The Hooded Men have received an apology from the PSNI over their treatment after they were interned more than 50 years ago.
Joe Clarke, who passed away on Monday afternoon, received his apology on his death-bed last Thursday.
The remaining members of the group received theirs during a meeting with senior PSNI figures in east Belfast on Tuesday morning.
None of the Hooded Men, who were subjected to a number of torture techniques by the Crown Forces, were ever convicted of any offence.
Following their detention in 1971, the 14 men were airlifted to the British Army’s main base in County Derry, Shackleton Barracks in Ballykelly.
On arrival at Ballykelly the men were thrown from still-flying helicopters, thinking they were falling to their death only to find they were just feet from the ground.
After running a gauntlet of attack dogs and baton-wielding troops, they were stripped and interrogated.

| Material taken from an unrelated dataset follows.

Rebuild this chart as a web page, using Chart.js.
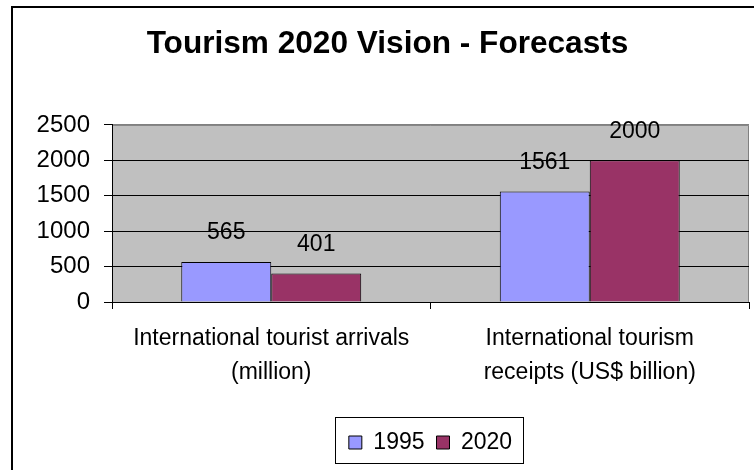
<!DOCTYPE html>
<html>
<head>
<meta charset="utf-8">
<script src="https://cdn.jsdelivr.net/npm/chart.js@4.4.1/dist/chart.umd.min.js"></script>
<style>
  html, body { margin: 0; padding: 0; background: #fff; overflow: hidden; }
  #wrap { position: relative; width: 754px; height: 470px; }
  #frame { position: absolute; left: 11px; top: 6px; width: 800px; height: 500px; border: 2px solid #000; box-sizing: border-box; }
  canvas { position: absolute; left: 0; top: 0; }
</style>
</head>
<body>
<div id="wrap">
  <div id="frame"></div>
  <canvas id="chart" width="754" height="470"></canvas>
</div>
<script>
const categories = [
  ["International tourist arrivals", "(million)"],
  ["International tourism", "receipts (US$ billion)"]
];
const seriesNames = ["1995", "2020"];
const values1995 = [565, 1561];
const values2020 = [401, 2000];
const yTicks = [0, 500, 1000, 1500, 2000, 2500];

const FONT = "Arial, 'Liberation Sans', sans-serif";

// grey plot area + its top/right edge
const plotBg = {
  id: "plotBg",
  beforeDraw(chart) {
    const { ctx, chartArea: a } = chart;
    ctx.save();
    ctx.fillStyle = "#c0c0c0";
    ctx.fillRect(a.left, a.top, a.right - a.left, a.bottom - a.top);
    ctx.strokeStyle = "#808080";
    ctx.lineWidth = 1;
    ctx.beginPath();
    ctx.moveTo(a.left, a.top + 0.5);
    ctx.lineTo(a.right - 0.5, a.top + 0.5);
    ctx.lineTo(a.right - 0.5, a.bottom);
    ctx.stroke();
    ctx.restore();
  }
};

// value labels above bars
const valueLabels = {
  id: "valueLabels",
  afterDatasetsDraw(chart) {
    const { ctx } = chart;
    ctx.save();
    ctx.font = "23px " + FONT;
    ctx.fillStyle = "#000";
    ctx.textAlign = "center";
    ctx.textBaseline = "middle";
    chart.data.datasets.forEach((ds, i) => {
      chart.getDatasetMeta(i).data.forEach((bar, j) => {
        ctx.fillText(String(ds.data[j]), bar.x, bar.y - 29);
      });
    });
    ctx.restore();
  }
};

// box round the legend
const legendBox = {
  id: "legendBox",
  afterDraw(chart) {
    const boxes = chart.legend.legendHitBoxes;
    if (!boxes || !boxes.length) return;
    const first = boxes[0];
    const last = boxes[boxes.length - 1];
    const { ctx } = chart;
    ctx.save();
    ctx.strokeStyle = "#000";
    ctx.lineWidth = 1;
    const x0 = Math.round(first.left - 14) + 0.5;
    const x1 = Math.round(last.left + last.width + 11) + 0.5;
    const yc = first.top + first.height / 2;
    ctx.strokeRect(x0, Math.round(yc - 26) + 0.5, x1 - x0, 46);
    ctx.restore();
  }
};

new Chart(document.getElementById("chart"), {
  type: "bar",
  data: {
    labels: categories,
    datasets: [
      { label: seriesNames[0], data: values1995, backgroundColor: "#9999ff", borderColor: "#000", borderWidth: 1 },
      { label: seriesNames[1], data: values2020, backgroundColor: "#993366", borderColor: "#000", borderWidth: 1 }
    ]
  },
  options: {
    responsive: false,
    animation: false,
    layout: { padding: { left: 26, right: 5, top: 0, bottom: 6 } },
    datasets: { bar: { categoryPercentage: 0.565, barPercentage: 1 } },
    plugins: {
      title: {
        display: true,
        text: "Tourism 2020 Vision - Forecasts",
        color: "#000",
        font: { family: FONT, size: 31.6, weight: "bold" },
        padding: { top: 25, bottom: 62 }
      },
      legend: {
        display: true,
        position: "bottom",
        fullSize: false,
        labels: {
          color: "#000",
          font: { family: FONT, size: 23 },
          boxWidth: 13,
          boxHeight: 13,
          padding: 12,
          useBorderRadius: false
        }
      },
      tooltip: { enabled: false }
    },
    scales: {
      x: {
        afterFit(scale) { scale.height = 117; },
        grid: { offset: true, drawOnChartArea: false, drawTicks: true, tickLength: 7, tickColor: "#000" },
        border: { color: "#000", width: 1 },
        ticks: {
          color: "#000",
          font: { family: FONT, size: 23, lineHeight: 1.48 },
          padding: 13,
          maxRotation: 0
        }
      },
      y: {
        min: 0,
        max: 2500,
        afterFit(scale) { scale.width = 86; },
        afterBuildTicks(scale) { scale.ticks = yTicks.map(v => ({ value: v })); },
        grid: {
          color: (c) => (c.tick && c.tick.value === 2500 ? "#808080" : "#000"),
          tickColor: "#000",
          tickLength: 8,
          drawTicks: true
        },
        border: { color: "#000", width: 1 },
        ticks: {
          color: "#000",
          font: { family: FONT, size: 24 },
          padding: 14,
          callback: (v) => String(v)
        }
      }
    }
  },
  plugins: [plotBg, valueLabels, legendBox]
});
</script>
</body>
</html>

The ‘five techniques’ then used against the 14 men included being hooded, made to stand in stress positions, forced to listen to loud static noise and being deprived of sleep, food and water.
In 2021, the Supreme Court ruled that the methods used “would be characterised today” as torture.
The PSNI apology recognised its role in the abuse to which the men were subjected.
The apology said: “The Police Service of Northern Ireland acknowledges the finding of the United Kingdom Supreme Court that it is likely that the treatment to which you and the other Hooded Men were subjected to at the hands of the security forces, including some police officers, would be characterised today as torture.
“We wish to acknowledge that the treatment you received was not acceptable at that time and is not acceptable by modern standards of policing.
“We would like to convey an apology to you for the actions and omissions of police officers at that time.”
Mr Mackin, of Phoenix Law, was involved in negotiating the apology with the PSNI over the past 18 months.
“The Hooded Men have fought a 10 year campaign for justice,” he said.
“Since their landmark victory before the Supreme Court in December 2021, we have engaged at the very highest level to try and find a resolution for our clients.
“Today, almost 18 months on, the PSNI have today issued our clients with a formal apology that recognises the torturous treatment to which our clients sustained. “
Mr Mackin said the publication of the apology comes after “after weeks of intense negotiation” which drew to a close in the days before Mr Clarke died.
“In the last days of his life, Mr Clarke was finally delivered closure in the form of an apology, for which he had long since campaigned,” he said.
“This is a seismic development in a seismic case.
“Most importantly, in times of debate on how the legacy of the past should be addressed, we can and should forever point to the case of the Hooded Men as the pin up of due process, humanity and resolution coming together under one umbrella. This case is an example of why the efforts by the British government to brush the legacy of the past under the carpet will never, and can never, work.”